[Dataset records]
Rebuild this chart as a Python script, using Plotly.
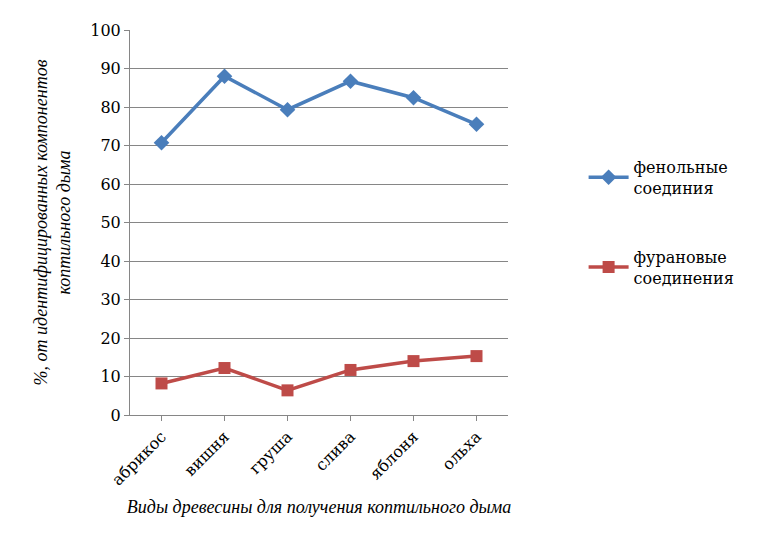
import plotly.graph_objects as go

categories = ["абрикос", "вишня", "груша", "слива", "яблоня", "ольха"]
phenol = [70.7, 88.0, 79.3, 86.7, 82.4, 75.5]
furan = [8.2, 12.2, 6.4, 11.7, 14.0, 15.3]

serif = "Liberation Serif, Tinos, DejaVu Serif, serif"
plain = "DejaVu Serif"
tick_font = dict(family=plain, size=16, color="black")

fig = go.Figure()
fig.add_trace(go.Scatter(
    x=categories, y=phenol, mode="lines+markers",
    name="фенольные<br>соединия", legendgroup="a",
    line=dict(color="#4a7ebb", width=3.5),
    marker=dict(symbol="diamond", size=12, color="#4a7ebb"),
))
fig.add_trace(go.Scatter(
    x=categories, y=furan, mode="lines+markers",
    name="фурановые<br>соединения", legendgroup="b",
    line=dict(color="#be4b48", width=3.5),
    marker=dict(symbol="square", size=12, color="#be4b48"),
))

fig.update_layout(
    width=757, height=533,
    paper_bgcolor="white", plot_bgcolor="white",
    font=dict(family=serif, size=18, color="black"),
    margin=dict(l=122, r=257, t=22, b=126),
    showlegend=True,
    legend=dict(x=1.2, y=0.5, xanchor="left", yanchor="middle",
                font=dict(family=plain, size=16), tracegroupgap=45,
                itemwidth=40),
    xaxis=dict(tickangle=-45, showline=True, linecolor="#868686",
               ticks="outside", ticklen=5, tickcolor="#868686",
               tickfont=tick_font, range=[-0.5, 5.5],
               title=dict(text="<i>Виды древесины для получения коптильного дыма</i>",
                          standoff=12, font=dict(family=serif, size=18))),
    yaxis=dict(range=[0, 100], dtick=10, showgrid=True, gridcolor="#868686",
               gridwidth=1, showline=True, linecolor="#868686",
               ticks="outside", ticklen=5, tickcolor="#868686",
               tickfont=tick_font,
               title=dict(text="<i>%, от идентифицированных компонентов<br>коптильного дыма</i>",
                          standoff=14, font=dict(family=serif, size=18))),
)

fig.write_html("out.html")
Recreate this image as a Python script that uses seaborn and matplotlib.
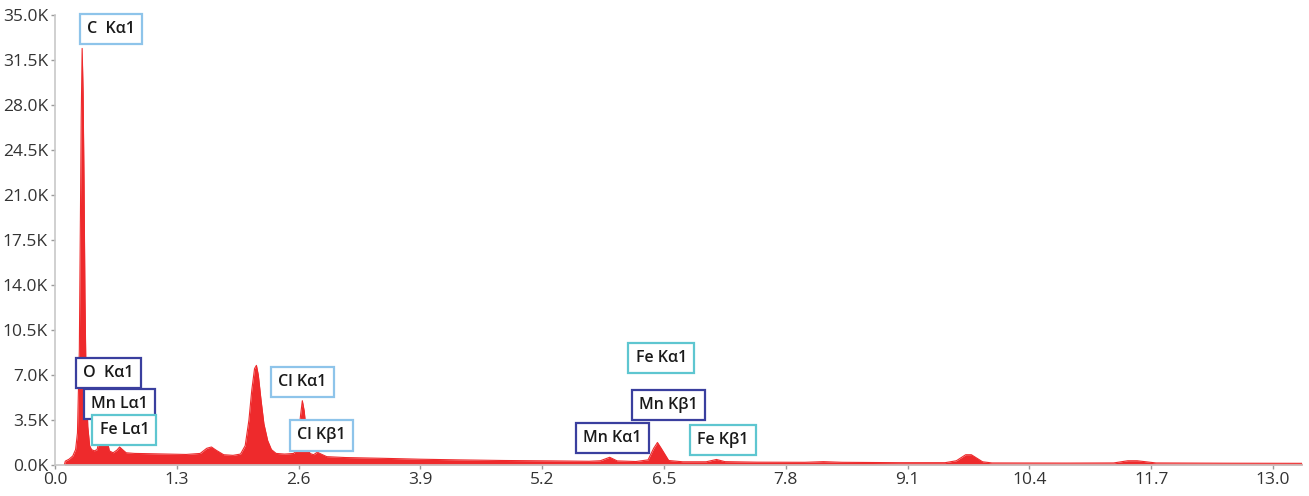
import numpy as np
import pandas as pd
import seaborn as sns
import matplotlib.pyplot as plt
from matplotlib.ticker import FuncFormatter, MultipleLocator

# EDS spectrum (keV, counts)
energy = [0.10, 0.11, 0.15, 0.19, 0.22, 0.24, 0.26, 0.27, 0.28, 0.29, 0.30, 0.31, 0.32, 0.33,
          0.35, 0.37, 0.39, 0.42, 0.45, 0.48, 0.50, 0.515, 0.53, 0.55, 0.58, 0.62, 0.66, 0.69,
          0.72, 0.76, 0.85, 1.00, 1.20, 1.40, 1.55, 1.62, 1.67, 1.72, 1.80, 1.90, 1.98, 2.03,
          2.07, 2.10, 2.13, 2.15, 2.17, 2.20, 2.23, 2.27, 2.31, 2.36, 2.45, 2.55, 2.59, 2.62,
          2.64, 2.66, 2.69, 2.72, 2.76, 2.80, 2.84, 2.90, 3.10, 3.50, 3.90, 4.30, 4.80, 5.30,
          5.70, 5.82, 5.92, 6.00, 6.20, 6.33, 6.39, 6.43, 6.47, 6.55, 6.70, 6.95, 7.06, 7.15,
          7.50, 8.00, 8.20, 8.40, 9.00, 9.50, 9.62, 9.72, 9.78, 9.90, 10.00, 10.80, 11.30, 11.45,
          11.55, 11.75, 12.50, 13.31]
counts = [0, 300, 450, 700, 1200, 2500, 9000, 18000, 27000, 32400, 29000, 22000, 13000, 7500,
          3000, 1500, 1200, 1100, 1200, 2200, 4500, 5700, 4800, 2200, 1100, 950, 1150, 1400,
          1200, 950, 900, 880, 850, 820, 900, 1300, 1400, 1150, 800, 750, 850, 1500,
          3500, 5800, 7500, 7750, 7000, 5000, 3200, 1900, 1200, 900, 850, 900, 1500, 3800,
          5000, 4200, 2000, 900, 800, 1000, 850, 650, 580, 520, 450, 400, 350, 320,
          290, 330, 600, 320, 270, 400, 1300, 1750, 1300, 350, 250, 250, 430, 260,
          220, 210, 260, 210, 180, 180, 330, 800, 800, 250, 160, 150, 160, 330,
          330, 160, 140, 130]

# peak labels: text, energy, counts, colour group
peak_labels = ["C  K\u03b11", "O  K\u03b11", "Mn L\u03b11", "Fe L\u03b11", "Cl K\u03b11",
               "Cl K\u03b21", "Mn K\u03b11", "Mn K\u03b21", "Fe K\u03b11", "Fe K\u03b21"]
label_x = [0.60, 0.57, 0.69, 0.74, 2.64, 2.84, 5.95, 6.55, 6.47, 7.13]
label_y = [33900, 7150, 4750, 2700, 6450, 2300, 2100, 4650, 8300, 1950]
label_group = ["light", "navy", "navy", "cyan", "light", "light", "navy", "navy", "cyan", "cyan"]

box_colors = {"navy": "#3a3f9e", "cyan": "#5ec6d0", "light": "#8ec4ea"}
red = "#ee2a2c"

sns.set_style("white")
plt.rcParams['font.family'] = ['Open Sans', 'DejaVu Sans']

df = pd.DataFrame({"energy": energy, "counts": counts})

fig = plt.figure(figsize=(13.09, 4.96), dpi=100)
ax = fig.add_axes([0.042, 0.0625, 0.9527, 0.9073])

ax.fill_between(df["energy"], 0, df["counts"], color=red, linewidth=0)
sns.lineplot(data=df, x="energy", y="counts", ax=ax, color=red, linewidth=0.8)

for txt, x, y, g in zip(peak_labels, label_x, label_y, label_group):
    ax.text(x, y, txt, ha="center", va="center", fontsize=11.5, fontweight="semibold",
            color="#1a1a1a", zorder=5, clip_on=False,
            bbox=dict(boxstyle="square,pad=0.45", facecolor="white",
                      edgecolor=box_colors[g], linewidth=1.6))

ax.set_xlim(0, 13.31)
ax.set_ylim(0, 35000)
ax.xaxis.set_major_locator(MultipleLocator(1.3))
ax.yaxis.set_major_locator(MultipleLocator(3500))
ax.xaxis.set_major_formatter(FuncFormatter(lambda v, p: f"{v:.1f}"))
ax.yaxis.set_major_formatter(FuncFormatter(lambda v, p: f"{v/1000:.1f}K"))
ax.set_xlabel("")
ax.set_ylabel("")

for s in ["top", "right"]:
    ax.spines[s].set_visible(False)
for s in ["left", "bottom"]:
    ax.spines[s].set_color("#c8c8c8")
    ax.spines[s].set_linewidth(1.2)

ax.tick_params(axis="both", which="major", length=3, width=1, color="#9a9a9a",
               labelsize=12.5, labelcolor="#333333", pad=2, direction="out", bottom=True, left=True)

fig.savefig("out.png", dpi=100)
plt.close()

* REQUIRED TASK
Give the entries again word for word, but skip the pictures.

* COMPLETE ANSWER
Rebuild this chart as a Python script, using Plotly.
import plotly.graph_objects as go

categories = ["абрикос", "вишня", "груша", "слива", "яблоня", "ольха"]
phenol = [70.7, 88.0, 79.3, 86.7, 82.4, 75.5]
furan = [8.2, 12.2, 6.4, 11.7, 14.0, 15.3]

serif = "Liberation Serif, Tinos, DejaVu Serif, serif"
plain = "DejaVu Serif"
tick_font = dict(family=plain, size=16, color="black")

fig = go.Figure()
fig.add_trace(go.Scatter(
    x=categories, y=phenol, mode="lines+markers",
    name="фенольные<br>соединия", legendgroup="a",
    line=dict(color="#4a7ebb", width=3.5),
    marker=dict(symbol="diamond", size=12, color="#4a7ebb"),
))
fig.add_trace(go.Scatter(
    x=categories, y=furan, mode="lines+markers",
    name="фурановые<br>соединения", legendgroup="b",
    line=dict(color="#be4b48", width=3.5),
    marker=dict(symbol="square", size=12, color="#be4b48"),
))

fig.update_layout(
    width=757, height=533,
    paper_bgcolor="white", plot_bgcolor="white",
    font=dict(family=serif, size=18, color="black"),
    margin=dict(l=122, r=257, t=22, b=126),
    showlegend=True,
    legend=dict(x=1.2, y=0.5, xanchor="left", yanchor="middle",
                font=dict(family=plain, size=16), tracegroupgap=45,
                itemwidth=40),
    xaxis=dict(tickangle=-45, showline=True, linecolor="#868686",
               ticks="outside", ticklen=5, tickcolor="#868686",
               tickfont=tick_font, range=[-0.5, 5.5],
               title=dict(text="<i>Виды древесины для получения коптильного дыма</i>",
                          standoff=12, font=dict(family=serif, size=18))),
    yaxis=dict(range=[0, 100], dtick=10, showgrid=True, gridcolor="#868686",
               gridwidth=1, showline=True, linecolor="#868686",
               ticks="outside", ticklen=5, tickcolor="#868686",
               tickfont=tick_font,
               title=dict(text="<i>%, от идентифицированных компонентов<br>коптильного дыма</i>",
                          standoff=14, font=dict(family=serif, size=18))),
)

fig.write_html("out.html")
Recreate this image as a Python script that uses seaborn and matplotlib.
import numpy as np
import pandas as pd
import seaborn as sns
import matplotlib.pyplot as plt
from matplotlib.ticker import FuncFormatter, MultipleLocator

# EDS spectrum (keV, counts)
energy = [0.10, 0.11, 0.15, 0.19, 0.22, 0.24, 0.26, 0.27, 0.28, 0.29, 0.30, 0.31, 0.32, 0.33,
          0.35, 0.37, 0.39, 0.42, 0.45, 0.48, 0.50, 0.515, 0.53, 0.55, 0.58, 0.62, 0.66, 0.69,
          0.72, 0.76, 0.85, 1.00, 1.20, 1.40, 1.55, 1.62, 1.67, 1.72, 1.80, 1.90, 1.98, 2.03,
          2.07, 2.10, 2.13, 2.15, 2.17, 2.20, 2.23, 2.27, 2.31, 2.36, 2.45, 2.55, 2.59, 2.62,
          2.64, 2.66, 2.69, 2.72, 2.76, 2.80, 2.84, 2.90, 3.10, 3.50, 3.90, 4.30, 4.80, 5.30,
          5.70, 5.82, 5.92, 6.00, 6.20, 6.33, 6.39, 6.43, 6.47, 6.55, 6.70, 6.95, 7.06, 7.15,
          7.50, 8.00, 8.20, 8.40, 9.00, 9.50, 9.62, 9.72, 9.78, 9.90, 10.00, 10.80, 11.30, 11.45,
          11.55, 11.75, 12.50, 13.31]
counts = [0, 300, 450, 700, 1200, 2500, 9000, 18000, 27000, 32400, 29000, 22000, 13000, 7500,
          3000, 1500, 1200, 1100, 1200, 2200, 4500, 5700, 4800, 2200, 1100, 950, 1150, 1400,
          1200, 950, 900, 880, 850, 820, 900, 1300, 1400, 1150, 800, 750, 850, 1500,
          3500, 5800, 7500, 7750, 7000, 5000, 3200, 1900, 1200, 900, 850, 900, 1500, 3800,
          5000, 4200, 2000, 900, 800, 1000, 850, 650, 580, 520, 450, 400, 350, 320,
          290, 330, 600, 320, 270, 400, 1300, 1750, 1300, 350, 250, 250, 430, 260,
          220, 210, 260, 210, 180, 180, 330, 800, 800, 250, 160, 150, 160, 330,
          330, 160, 140, 130]

# peak labels: text, energy, counts, colour group
peak_labels = ["C  K\u03b11", "O  K\u03b11", "Mn L\u03b11", "Fe L\u03b11", "Cl K\u03b11",
               "Cl K\u03b21", "Mn K\u03b11", "Mn K\u03b21", "Fe K\u03b11", "Fe K\u03b21"]
label_x = [0.60, 0.57, 0.69, 0.74, 2.64, 2.84, 5.95, 6.55, 6.47, 7.13]
label_y = [33900, 7150, 4750, 2700, 6450, 2300, 2100, 4650, 8300, 1950]
label_group = ["light", "navy", "navy", "cyan", "light", "light", "navy", "navy", "cyan", "cyan"]

box_colors = {"navy": "#3a3f9e", "cyan": "#5ec6d0", "light": "#8ec4ea"}
red = "#ee2a2c"

sns.set_style("white")
plt.rcParams['font.family'] = ['Open Sans', 'DejaVu Sans']

df = pd.DataFrame({"energy": energy, "counts": counts})

fig = plt.figure(figsize=(13.09, 4.96), dpi=100)
ax = fig.add_axes([0.042, 0.0625, 0.9527, 0.9073])

ax.fill_between(df["energy"], 0, df["counts"], color=red, linewidth=0)
sns.lineplot(data=df, x="energy", y="counts", ax=ax, color=red, linewidth=0.8)

for txt, x, y, g in zip(peak_labels, label_x, label_y, label_group):
    ax.text(x, y, txt, ha="center", va="center", fontsize=11.5, fontweight="semibold",
            color="#1a1a1a", zorder=5, clip_on=False,
            bbox=dict(boxstyle="square,pad=0.45", facecolor="white",
                      edgecolor=box_colors[g], linewidth=1.6))

ax.set_xlim(0, 13.31)
ax.set_ylim(0, 35000)
ax.xaxis.set_major_locator(MultipleLocator(1.3))
ax.yaxis.set_major_locator(MultipleLocator(3500))
ax.xaxis.set_major_formatter(FuncFormatter(lambda v, p: f"{v:.1f}"))
ax.yaxis.set_major_formatter(FuncFormatter(lambda v, p: f"{v/1000:.1f}K"))
ax.set_xlabel("")
ax.set_ylabel("")

for s in ["top", "right"]:
    ax.spines[s].set_visible(False)
for s in ["left", "bottom"]:
    ax.spines[s].set_color("#c8c8c8")
    ax.spines[s].set_linewidth(1.2)

ax.tick_params(axis="both", which="major", length=3, width=1, color="#9a9a9a",
               labelsize=12.5, labelcolor="#333333", pad=2, direction="out", bottom=True, left=True)

fig.savefig("out.png", dpi=100)
plt.close()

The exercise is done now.